A Heart of Compassion: Donatella Gelli’s Wildlife Sanctuary Takes in Animals Abandoned Due to COVID-19

by | May 22, 2020 | Heartivist Of The Week

It was the baby boar licking the newborn baby deer at her home-based wildlife animal rescue sanctuary in Florence, Italy, that so moved Donatella Gelli. Such compassion as reflected in the boar’s embrace of the baby deer so beautifully and profoundly symbolized for Gelli the compassion she feels for all living beings, and the symbiosis she believes is present in the natural world, that she couldn’t help but cry.

“The force that moves me is compassion,” said Gelli, a TPP changemaker whose sanctuary—which, in part, rescues domestic animals who were abandoned because their owners feared they could carry the coronavirus–was awarded funding by TPP’s COVID-19 Rapid Response Fund. “I cannot see any living thing suffering. I cannot. I’m not able to pass by if I see someone or an animal suffering.”

Gelli said she’s carried this deeply felt value of compassion with her since she was a child, a value that ultimately spurred her to become a veterinarian.

She now teaches veterinary medicine at the University of Padua, more than three hours away from her home. A typical day for Gelli is driving three hours to the University, teaching class, and then driving back home to take care of the more than 1,000 animals at her sanctuary. “I sleep in the winter,” she says, only half-jokingly. “I sleep when the animals hibernate.”

The sanctuary, which was originally funded by the Italian government in 2010, has since been funded by TPP and out of Gelli’s own pocket. She uses the money she earns at the University to take care of the sanctuary’s animals. Originally, the sanctuary was primarily for wildlife, providing a safe haven for creatures as varied as wolves and porcupines. But with the onset of COVID-19, Gelli opened up the sanctuary to domestic animals, such as rabbits, guinea pigs, and hamsters, all of which were abandoned because of misinformation in Italy that they could carry the coronavirus.

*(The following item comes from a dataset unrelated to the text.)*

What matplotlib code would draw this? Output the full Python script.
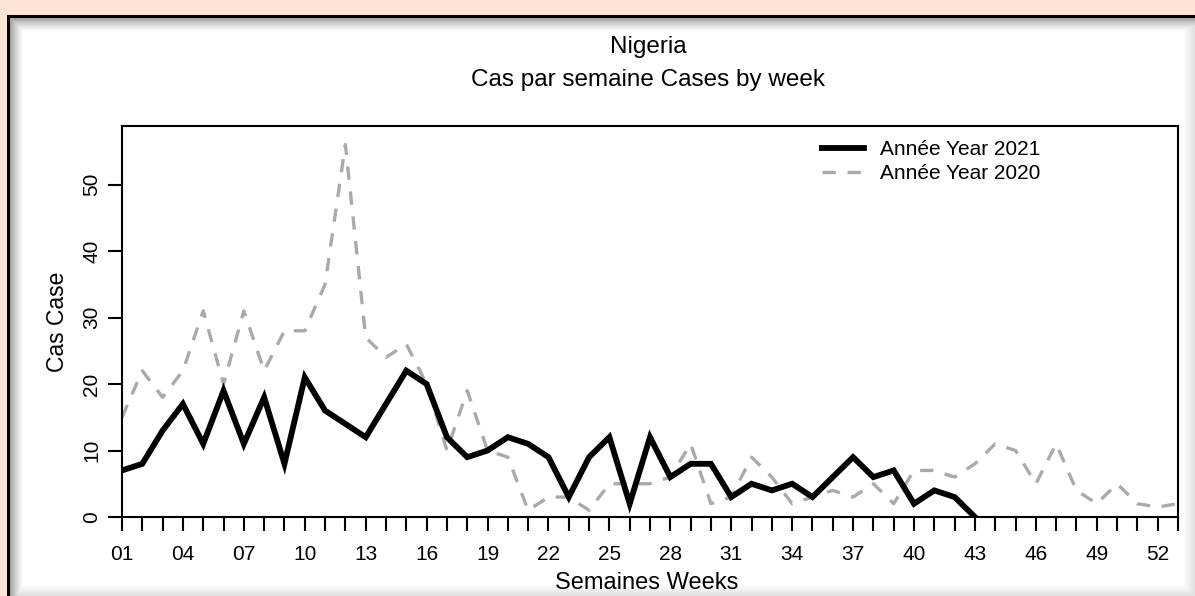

In addition to teaching and taking care of the animals at her sanctuary (for which she built enclosures with her own two hands), Gelli also educates the public about wildlife and, more recently, wet markets. “We are working to educate people to not be scared of wildlife, instead teaching them that they have to respect the distance between us and them. We live in the same world, and we have to respect each other. As a researcher, I know the outbreak of the coronavirus came from wet markets, which are killing many species and are the beginning of many diseases, including the coronavirus and avian flu.”

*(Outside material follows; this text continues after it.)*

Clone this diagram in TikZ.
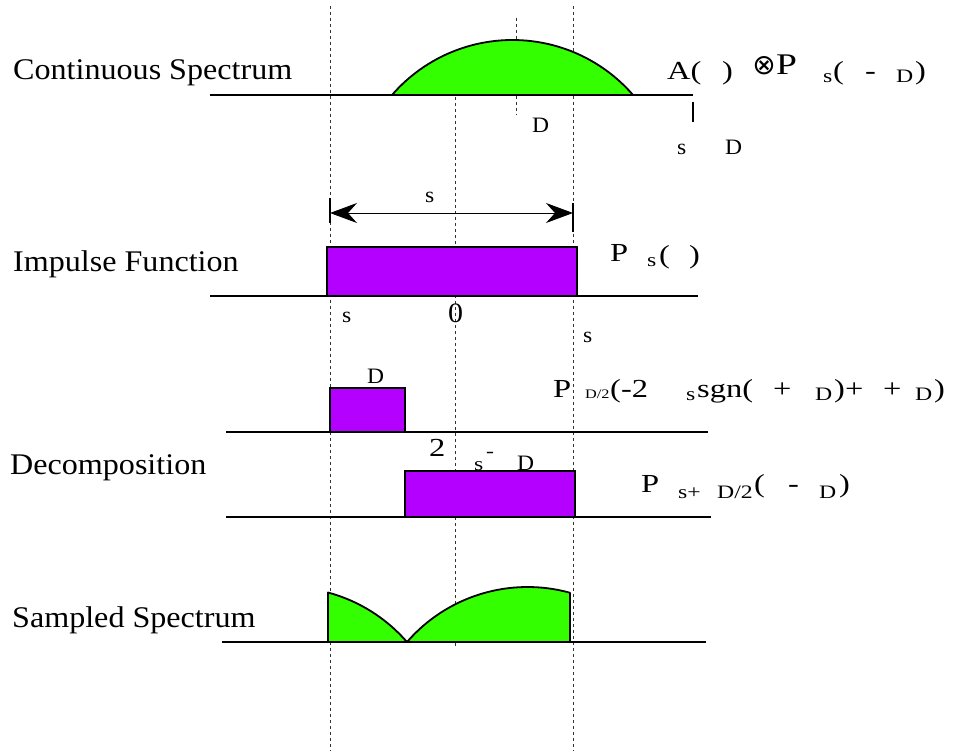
\documentclass[tikz,border=0pt]{standalone}
\usepackage{fontspec}
\setmainfont{Liberation Serif}
\newfontfamily\lblf{Liberation Serif}[FakeStretch=1.07]
\newfontfamily\frmf{Liberation Serif}[FakeStretch=1.25]
\newfontfamily\symf{DejaVu Sans}
\usetikzlibrary{arrows.meta}
\definecolor{specgreen}{RGB}{51,255,0}
\definecolor{boxpurple}{RGB}{179,0,255}
\tikzset{
  lbl/.style={anchor=base west, inner sep=0pt, font=\lblf\fontsize{30}{36}\selectfont},
  frm/.style={anchor=base west, inner sep=0pt, font=\frmf\fontsize{26}{30}\selectfont},
  bigfrm/.style={anchor=base west, inner sep=0pt, font=\frmf\fontsize{30}{34}\selectfont},
  sub/.style={anchor=base west, inner sep=0pt, font=\frmf\fontsize{19}{23}\selectfont},
  tinysub/.style={anchor=base west, inner sep=0pt, font=\frmf\fontsize{13}{16}\selectfont},
  ann/.style={anchor=base west, inner sep=0pt, font=\lblf\fontsize{22}{26}\selectfont},
  axisline/.style={line width=1.6pt},
  guide/.style={line width=0.8pt, dash pattern=on 3pt off 3pt, black!80},
  greenfill/.style={fill=specgreen, draw=black, line width=1.8pt, line join=round},
  boxfill/.style={fill=boxpurple, draw=black, line width=1.5pt},
}
\begin{document}
\begin{tikzpicture}[x=1pt,y=1pt]
\path[use as bounding box] (0,0) rectangle (956,-751);
% dashed guides
\draw[guide] (330,-6) -- (330,-751);
\draw[guide] (573,-6) -- (573,-751);
\draw[guide] (455,-97) -- (455,-648);
\draw[guide] (516,-18) -- (516,-115);
% continuous spectrum
\filldraw[greenfill] (392,-95) arc[start angle=139.07, end angle=40.93, radius=159.5pt] -- cycle;
\draw[axisline] (210,-95) -- (693,-95);
\draw[line width=1.5pt] (693,-102) -- (693,-122);
% impulse function
\filldraw[boxfill] (327,-247) rectangle (577,-296);
\draw[axisline] (210,-296) -- (698,-296);
\coordinate (al) at (330,-213);
\coordinate (ar) at (573,-213);
\draw[line width=1.6pt] (330,-198) -- (330,-223);
\draw[line width=1.6pt] (573,-203) -- (573,-232);
\draw[line width=0.9pt, {Stealth[length=27pt,width=20pt,inset=9pt]}-{Stealth[length=27pt,width=20pt,inset=9pt]}] (al) -- (ar);
% decomposition
\filldraw[boxfill] (330,-388) rectangle (405,-432);
\draw[axisline] (226,-432) -- (708,-432);
\filldraw[boxfill] (405,-471) rectangle (575,-517);
\draw[axisline] (226,-517) -- (711,-517);
% sampled spectrum
\filldraw[greenfill] (328,-642) -- (328,-592.5) arc[start angle=74.92, end angle=40.93, radius=159.5pt] -- cycle;
\filldraw[greenfill] (407,-642) arc[start angle=139.07, end angle=74.55, radius=159.5pt] -- (570,-642) -- cycle;
\draw[axisline] (222,-642) -- (706,-642);
% row labels
\node[lbl] (tcont) at (13,-80) {Continuous Spectrum};
\node[lbl] (timp) at (13,-272) {Impulse Function};
\node[lbl] (tdec) at (10,-474) {Decomposition};
\node[lbl] (tsam) at (12,-627) {Sampled Spectrum};
% annotations row 1
\node[ann] (dD1) at (532,-133) {D};
\node[ann] (ds1) at (677,-155) {s};
\node[ann] (dD2) at (725,-155) {D};
% formula row 1
\node[frm] (f1a) at (667,-80) {A(};
\node[frm] (f1b) at (722,-80) {)};
\node[inner sep=0pt, font=\symf\fontsize{28}{32}\selectfont] (f1c) at (764,-66) {⊗};
\node[bigfrm] (f1d) at (776,-75) {P};
\node[sub] (f1e) at (823,-83) {s};
\node[frm] (f1f) at (833,-80) {(};
\node[frm] (f1g) at (865,-80) {-};
\node[sub] (f1h) at (896,-83) {D};
\node[frm] (f1i) at (915,-80) {)};
% impulse annotations
\node[ann] (as) at (425,-203) {s};
\node[ann] (bs1) at (342,-323) {s};
\node[lbl, font=\lblf\fontsize{28}{32}\selectfont] (bz) at (448,-323) {0};
\node[ann] (bs2) at (583,-343) {s};
\node[frm] (f2a) at (610,-262) {P};
\node[sub] (f2b) at (647,-267) {s};
\node[frm] (f2c) at (659,-264) {(};
\node[frm] (f2d) at (689,-264) {)};
% decomposition annotations
\node[ann] (cD) at (367,-384) {D};
\node[frm] (c2) at (429,-456) {2};
\node[sub] (cs) at (474,-470) {s};
\node[sub] (cm) at (486,-457) {-};
\node[ann] (cD2) at (517,-470) {D};
% formula decomposition 1
\node[frm] (f3a) at (553,-397) {P};
\node[tinysub] (f3b) at (585,-399) {D/2};
\node[frm] (f3c) at (610,-397) {(-2};
\node[sub] (f3d) at (686,-400) {s};
\node[frm] (f3e) at (697,-397) {sgn(};
\node[frm] (f3f) at (773,-397) {+};
\node[sub] (f3g) at (815,-400) {D};
\node[frm] (f3h) at (834,-397) {)+};
\node[frm] (f3i) at (883,-397) {+};
\node[sub] (f3j) at (915,-400) {D};
\node[frm] (f3k) at (934,-397) {)};
% formula decomposition 2
\node[frm] (f4a) at (641,-492) {P};
\node[sub] (f4b) at (678,-498) {s+};
\node[sub] (f4c) at (717,-498) {D/2};
\node[frm] (f4d) at (754,-492) {(};
\node[frm] (f4e) at (788,-492) {-};
\node[sub] (f4f) at (819,-498) {D};
\node[frm] (f4g) at (839,-492) {)};
\end{tikzpicture}
\end{document}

Although she finds many of the people she talks to about wildlife and wet markets are resistant to her knowledge, she treats them with compassion as well: “They don’t have a clear image of those markets—it’s so far from the minds of people. But I know that if I’m cruel, they won’t listen to me. I prefer to talk to them about respecting the animals and educating them on the suffering, promiscuous killing, and cruel treatment of the animals in these markets.”

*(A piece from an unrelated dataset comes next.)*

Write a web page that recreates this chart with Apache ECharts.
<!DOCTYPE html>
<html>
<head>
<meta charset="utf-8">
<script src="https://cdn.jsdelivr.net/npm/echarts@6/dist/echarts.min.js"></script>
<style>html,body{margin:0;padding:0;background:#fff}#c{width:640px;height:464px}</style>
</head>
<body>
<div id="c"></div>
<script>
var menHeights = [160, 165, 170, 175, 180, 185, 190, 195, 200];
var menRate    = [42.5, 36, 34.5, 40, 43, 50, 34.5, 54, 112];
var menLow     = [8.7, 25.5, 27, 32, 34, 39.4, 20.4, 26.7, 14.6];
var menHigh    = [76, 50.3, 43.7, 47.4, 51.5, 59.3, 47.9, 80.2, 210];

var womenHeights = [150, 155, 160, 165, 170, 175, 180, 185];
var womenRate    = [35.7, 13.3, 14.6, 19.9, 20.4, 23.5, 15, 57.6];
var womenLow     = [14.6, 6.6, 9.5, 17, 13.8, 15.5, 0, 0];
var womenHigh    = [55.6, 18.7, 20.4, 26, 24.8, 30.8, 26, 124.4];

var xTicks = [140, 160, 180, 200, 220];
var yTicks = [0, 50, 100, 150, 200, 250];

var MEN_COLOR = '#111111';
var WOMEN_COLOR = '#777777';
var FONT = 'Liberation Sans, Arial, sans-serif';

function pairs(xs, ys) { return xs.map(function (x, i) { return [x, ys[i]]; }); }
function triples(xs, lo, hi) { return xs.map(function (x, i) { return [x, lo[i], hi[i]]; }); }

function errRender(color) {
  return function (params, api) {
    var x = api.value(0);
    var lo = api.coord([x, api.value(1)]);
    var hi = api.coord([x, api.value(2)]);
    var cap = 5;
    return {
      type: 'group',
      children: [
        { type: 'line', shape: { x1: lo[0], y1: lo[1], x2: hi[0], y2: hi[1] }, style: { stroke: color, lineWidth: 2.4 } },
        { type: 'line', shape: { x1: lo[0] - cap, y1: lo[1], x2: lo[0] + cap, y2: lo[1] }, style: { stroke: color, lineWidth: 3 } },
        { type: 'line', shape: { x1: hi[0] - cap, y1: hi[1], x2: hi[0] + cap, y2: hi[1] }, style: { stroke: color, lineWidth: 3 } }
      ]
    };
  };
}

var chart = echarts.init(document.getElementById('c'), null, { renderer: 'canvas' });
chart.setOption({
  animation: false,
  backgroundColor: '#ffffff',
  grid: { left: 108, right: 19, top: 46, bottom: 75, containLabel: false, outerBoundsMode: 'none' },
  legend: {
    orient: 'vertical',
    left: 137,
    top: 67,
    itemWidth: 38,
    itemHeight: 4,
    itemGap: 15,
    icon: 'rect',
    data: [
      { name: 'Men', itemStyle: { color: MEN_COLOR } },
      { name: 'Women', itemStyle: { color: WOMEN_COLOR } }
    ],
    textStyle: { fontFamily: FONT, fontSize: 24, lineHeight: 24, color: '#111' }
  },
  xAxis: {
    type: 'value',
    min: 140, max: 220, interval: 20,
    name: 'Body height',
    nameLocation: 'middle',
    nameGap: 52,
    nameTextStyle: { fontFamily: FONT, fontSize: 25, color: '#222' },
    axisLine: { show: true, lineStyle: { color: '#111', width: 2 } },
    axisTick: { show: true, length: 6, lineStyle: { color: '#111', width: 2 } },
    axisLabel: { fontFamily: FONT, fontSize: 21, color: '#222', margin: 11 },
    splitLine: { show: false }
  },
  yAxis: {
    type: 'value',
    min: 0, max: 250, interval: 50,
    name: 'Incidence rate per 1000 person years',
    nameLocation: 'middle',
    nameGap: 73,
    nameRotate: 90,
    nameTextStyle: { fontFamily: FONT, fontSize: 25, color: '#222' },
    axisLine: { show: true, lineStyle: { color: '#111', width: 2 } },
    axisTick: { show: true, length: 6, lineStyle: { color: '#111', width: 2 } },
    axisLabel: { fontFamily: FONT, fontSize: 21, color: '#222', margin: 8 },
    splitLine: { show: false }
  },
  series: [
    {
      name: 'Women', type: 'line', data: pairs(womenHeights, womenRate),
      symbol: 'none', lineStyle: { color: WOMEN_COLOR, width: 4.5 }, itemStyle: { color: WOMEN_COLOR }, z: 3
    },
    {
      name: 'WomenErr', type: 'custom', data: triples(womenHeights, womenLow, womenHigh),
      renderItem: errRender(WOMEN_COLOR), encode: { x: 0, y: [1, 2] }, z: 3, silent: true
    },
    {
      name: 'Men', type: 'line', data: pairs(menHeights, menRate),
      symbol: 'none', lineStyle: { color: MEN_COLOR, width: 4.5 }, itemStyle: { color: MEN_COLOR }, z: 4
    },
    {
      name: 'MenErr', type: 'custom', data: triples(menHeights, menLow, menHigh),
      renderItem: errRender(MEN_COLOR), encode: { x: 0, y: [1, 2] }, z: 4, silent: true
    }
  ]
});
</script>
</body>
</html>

As a veterinarian educating the public and her students about the horrors and dangers of wet markets, and the need for domestic animals to be rescued due to misinformation regarding COVID-19, Gelli is uniquely poised to have great impact in her community. “I educate the public about bats and other animals,” she says. “I talk about what it means to co-exist, not exploit, different species.”

Gelli, ever modest, attributes her success as a wildlife rescuer to the efforts of her 15 volunteers, whom she refers to as “angels.” “They can make the impossible happen,” she says proudly.

Despite the tremendous amount of work her life of rescuing and caring for animals entails, Gelli feels no resentment nor need to complain: “Most important for me is to have compassion and to take care of someone or an animal who is in bad condition. I am realizing my dream, my sense of my life’s purpose. I am happy. I am tired, yes, but I am happy.”